What powers the Large Hadron Collider?

The Large Hadron Collider at CERN is one of the greatest engineering feats of all time. It's also one of the most expensive to run, clocking up around $23.5 million in electricity costs annually as it accelerates protons close to the speed of light.

The CERN facility as a whole uses 1.3 terrawat hours of electricity (1.3 trillion watt hours) every year, enough to power 300,000 homes. This has required some innovative steps to meet the energy demand, which continues to rise as more powerful accelerators and detectors are developed.

How much power does CERN use?

CERN's power consumption varies throughout the year, depending on the seasons as well as the experiments being conducted. It increased considerably when the Large Hadron Collider (LHC) went online in September 2008.

Power consumption is highest between May and mid-December when the LHC is in operation. During this time, the facility uses around 200 megawatts per month to power the 27-kilometre-long particle accelerator. This falls to 80 megawatts the rest of the year.

Where does this power come from?

Back in the 1950s, CERN was powered by its own dedicated substation fed by a local power plant.
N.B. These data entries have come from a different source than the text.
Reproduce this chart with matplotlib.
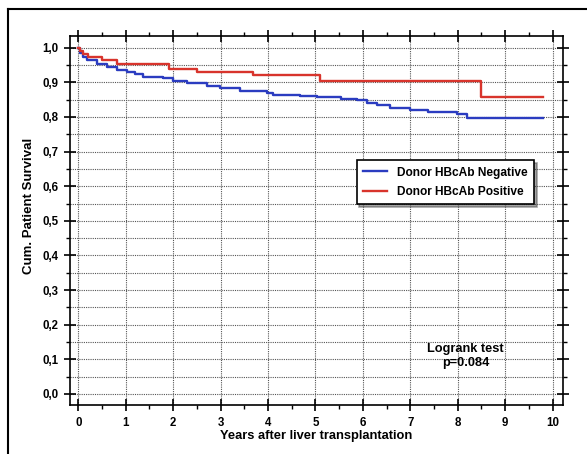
import numpy as np
import matplotlib
matplotlib.use("Agg")
import matplotlib.pyplot as plt
from matplotlib.lines import Line2D

plt.rcParams['font.family'] = ['Liberation Sans', 'DejaVu Sans']

# Kaplan-Meier step data
neg_t = [0.0, 0.04, 0.09, 0.18, 0.39, 0.60, 0.81, 1.02, 1.20, 1.37, 1.79, 2.00, 2.29,
         2.71, 2.99, 3.41, 3.97, 4.11, 4.68, 5.03, 5.53, 5.87, 6.08, 6.30, 6.58,
         7.00, 7.38, 7.98, 8.19, 9.80]
neg_s = [1.000, 0.985, 0.972, 0.964, 0.953, 0.945, 0.936, 0.931, 0.924, 0.916, 0.912,
         0.904, 0.897, 0.890, 0.884, 0.876, 0.870, 0.863, 0.860, 0.858, 0.853, 0.849,
         0.841, 0.834, 0.825, 0.820, 0.813, 0.808, 0.797, 0.797]

pos_t = [0.0, 0.04, 0.09, 0.21, 0.49, 0.81, 1.92, 2.50, 3.69, 5.10, 8.50, 9.80]
pos_s = [1.000, 0.991, 0.981, 0.972, 0.964, 0.954, 0.940, 0.931, 0.921, 0.905, 0.857, 0.857]

labels = ['Donor HBcAb Negative', 'Donor HBcAb Positive']
colors = ['#2b3cc0', '#d8342c']

fig = plt.figure(figsize=(5.87, 4.54), dpi=100)
ax = fig.add_axes([0.1193, 0.108, 0.8397, 0.8127])

ax.step(neg_t, neg_s, where='post', color=colors[0], lw=1.7, label=labels[0])
ax.step(pos_t, pos_s, where='post', color=colors[1], lw=1.7, label=labels[1])

ax.set_xlim(-0.175, 10.22)
ax.set_ylim(-0.032, 1.034)
ax.set_xticks(np.arange(0, 11, 1))
ax.set_xticks(np.arange(0.5, 10, 1), minor=True)
ax.set_yticks(np.arange(0, 1.01, 0.1))
ax.set_yticks(np.arange(0.05, 1.0, 0.1), minor=True)
ax.set_yticklabels([('%.1f' % v).replace('.', ',') for v in np.arange(0, 1.01, 0.1)])

ax.tick_params(which='major', direction='inout', length=9, width=1.2,
               top=True, right=True, labelsize=8.3, pad=4)
ax.tick_params(which='minor', direction='out', length=3, width=1,
               top=True, right=True)
for lab in ax.get_xticklabels() + ax.get_yticklabels():
    lab.set_fontweight('bold')

ax.grid(which='major', linestyle=(0, (1, 1)), color='#555555', lw=0.8)
ax.grid(which='minor', axis='y', linestyle=(0, (1, 1)), color='#555555', lw=0.8)
for s in ax.spines.values():
    s.set_linewidth(1.2)

ax.set_xlabel('Years after liver transplantation', fontsize=9.3, fontweight='bold', labelpad=1)
ax.set_ylabel('Cum. Patient Survival', fontsize=9.5, fontweight='bold')
ax.yaxis.set_label_coords(-0.071, 0.54)

leg = ax.legend(loc='upper left', bbox_to_anchor=(0.5815, 0.664), borderaxespad=0,
                fancybox=False, shadow=True, edgecolor='black', framealpha=1,
                prop={'weight': 'bold', 'size': 8.6}, handlelength=2.0,
                handletextpad=0.8, borderpad=0.55, labelspacing=0.6)
leg.get_frame().set_linewidth(1.2)

ax.text(8.17, 0.11, 'Logrank test\np=0.084', ha='center', va='center',
        fontsize=9.2, fontweight='bold', linespacing=1.2)

# outer frame lines (left and top edges)
fig.add_artist(Line2D([0.0136, 0.0136], [0.0, 0.980], color='black', lw=1.5))
fig.add_artist(Line2D([0.0136, 1.0], [0.980, 0.980], color='black', lw=1.5))

fig.savefig('out.png', dpi=100)
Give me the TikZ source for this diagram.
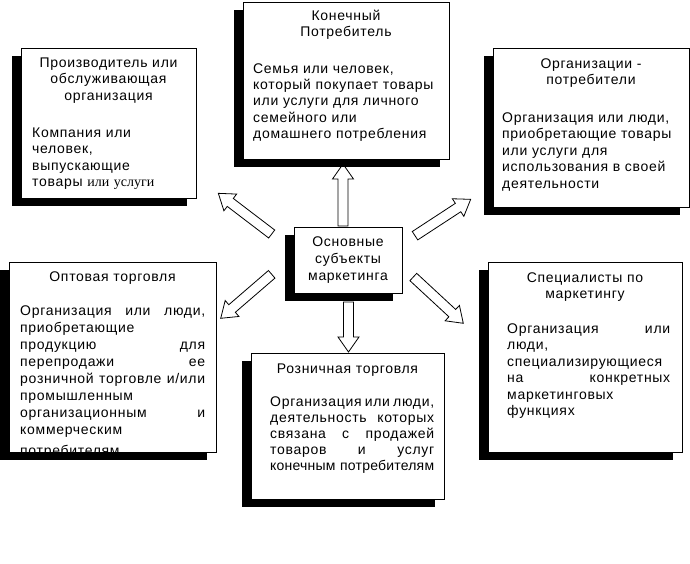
\documentclass[tikz,border=0pt]{standalone}
\usepackage{fontspec}
\setmainfont{Liberation Sans}[LetterSpace=5]
\newfontfamily\serifx{Liberation Serif}
\usetikzlibrary{shadows,calc}
\tikzset{
  box/.style={draw, fill=white, line width=0.8pt, inner sep=0pt,
    drop shadow={shadow xshift=-9pt, shadow yshift=-8pt, opacity=1, fill=black}},
  ttl/.style={anchor=north, inner sep=0pt, align=center, text width=#1},
  bdy/.style={anchor=north west, inner sep=0pt, align=left, text width=#1},
  barrow/.style={draw, fill=white, line width=0.8pt, line join=miter}
}
\newcommand\fl{\rule{0pt}{12pt}}
\newcommand\blockarrow[2]{%
  \draw[barrow] let \p1=(#1), \p2=(#2),
    \n1={atan2(\y2-\y1,\x2-\x1)}, \n2={veclen(\x2-\x1,\y2-\y1)} in
    [shift={(\p1)}, rotate=\n1]
    (0,-5) -- ({\n2-15},-5) -- ({\n2-15},-10.5) -- ({\n2},0) --
    ({\n2-15},10.5) -- ({\n2-15},5) -- (0,5) -- cycle;}
\begin{document}
\begin{tikzpicture}[x=1pt,y=-1pt, font=\fontsize{14}{16.5}\selectfont]
\useasboundingbox[fill=white] (0,0) rectangle (690,563);

% arrow end points
\coordinate (uS) at (343,226);   \coordinate (uE) at (343,164);
\coordinate (ulS) at (271.7,234); \coordinate (ulE) at (218.3,193.3);
\coordinate (urS) at (415,235.7); \coordinate (urE) at (470.7,199.3);
\coordinate (llS) at (271.7,274.3); \coordinate (llE) at (220.7,318.3);
\coordinate (lrS) at (413.3,277); \coordinate (lrE) at (463.3,323.3);
\coordinate (dS) at (348.5,302); \coordinate (dE) at (348.5,352);

\blockarrow{uS}{uE}
\blockarrow{ulS}{ulE}
\blockarrow{urS}{urE}
\blockarrow{llS}{llE}
\blockarrow{lrS}{lrE}
\blockarrow{dS}{dE}

% boxes
\node[box, minimum width=175pt, minimum height=150pt] (prod) at (108.5,123) {};
\node[box, minimum width=206pt, minimum height=157pt] (cons) at (346,80.5) {};
\node[box, minimum width=196pt, minimum height=159pt] (org) at (591,127.5) {};
\node[box, minimum width=207pt, minimum height=190pt] (wh) at (112.5,357) {};
\node[box, minimum width=193pt, minimum height=146pt] (ret) at (347.5,426) {};
\node[box, minimum width=194pt, minimum height=190pt] (spec) at (585,357) {};
\node[box, minimum width=108pt, minimum height=66pt] (cen) at (348,260) {};

% center
\node[ttl=100pt, font=\fontsize{14}{17}\selectfont] (cenT) at (348,234)
  {\fl Основные\\субъекты\\маркетинга};

% producer
\node[ttl=170pt] (prodT) at (108.5,55) {\fl Производитель или\\обслуживающая\\организация};
\node[bdy=160pt] (prodB) at (32,125) {\fl Компания или\\человек,\\выпускающие\\товары {\serifx\addfontfeature{LetterSpace=0}или услуги}};

% consumer
\node[ttl=200pt, font=\fontsize{14}{16.3}\selectfont] (consT) at (346,8) {\fl Конечный\\Потребитель};
\node[bdy=195pt, font=\fontsize{14}{16.3}\selectfont] (consB) at (253,61)
  {\fl Семья или человек,\\который покупает товары\\или услуги для личного\\семейного или\\домашнего потребления};

% organisations
\node[ttl=190pt] (orgT) at (591,56) {\fl Организации -\\потребители};
\node[bdy=185pt] (orgB) at (502,110)
  {\fl Организация или люди,\\приобретающие товары\\или услуги для\\использования в своей\\деятельности};

% wholesale
\node[ttl=200pt] (whT) at (112.5,269) {\fl Оптовая торговля};
\node[bdy=185pt, font=\fontsize{14}{17}\selectfont] (whB) at (20,303)
  {\fl Организация\hfill или\hfill люди,\\
   приобретающие\\
   продукцию\hfill для\\
   перепродажи\hfill ее\\
   розничной\hfill торговле\hfill и/или\\
   промышленным\\
   организационным\hfill и\\
   коммерческим\\[4pt]
   потребителям};
\fill[black] ([xshift=-9pt]wh.south west) rectangle ([xshift=-9pt,yshift=-8pt]wh.south east);
\draw[line width=0.8pt] (wh.south west) -- (wh.south east);

% retail
\node[ttl=185pt] (retT) at (347.5,361) {\fl Розничная торговля};
\node[bdy=164pt, font=\fontsize{14}{16}\selectfont] (retB) at (270,394)
  {\fl Организация\hfill или\hfill люди,\\
   деятельность\hfill которых\\
   связана\hfill с\hfill продажей\\
   товаров\hfill и\hfill услуг\\
   \mbox{\addfontfeature{LetterSpace=1.5}конечным потребителям}};

% specialists
\node[ttl=185pt, font=\fontsize{14}{16}\selectfont] (specT) at (585,270) {\fl Специалисты по\\маркетингу};
\node[bdy=163pt] (specB) at (507,321)
  {\fl Организация\hfill или\\
   люди,\\
   специализирующиеся\\
   на\hfill конкретных\\
   маркетинговых\\
   функциях};
\end{tikzpicture}
\end{document}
However, as the site grew and became more ambitious, the electricity supply struggled to keep up with the demand.

Since the 1970s, CERN has received its power from the European electricity grid, via a substation on the French side of the site. The original substation on the Swiss side is maintained as a backup.

Preventing energy loss

Electricity is transported around CERN using a high-yield copper line, which loses some energy to electrical resistance along the way.

The LHC itself uses superconducting wires made from niobium-titanium that conduct up to 100 times more current than standard copper wires. These are cooled to temperatures approaching absolute zero (minus 271.3°C) to eliminate electrical resistance.

To ease the transition from room temperature to the cryogenic environment around the LHC, the main copper line passes through water cooled to a range of temperatures.

The cost of cooling

Cooling the area around the accelerator to temperatures colder than outer space takes its toll on CERN's energy costs. In fact, the energy needed to cool the superconducting wires currently negates the energy savings of the superconductors themselves.

To make the process more energy-efficient, CERN researchers are looking into replacing the entire length of copper wire with cooled superconducting cable. Although this will require significantly more cooling, it would avoid the need to rapidly cool down the wires as they approach the accelerator.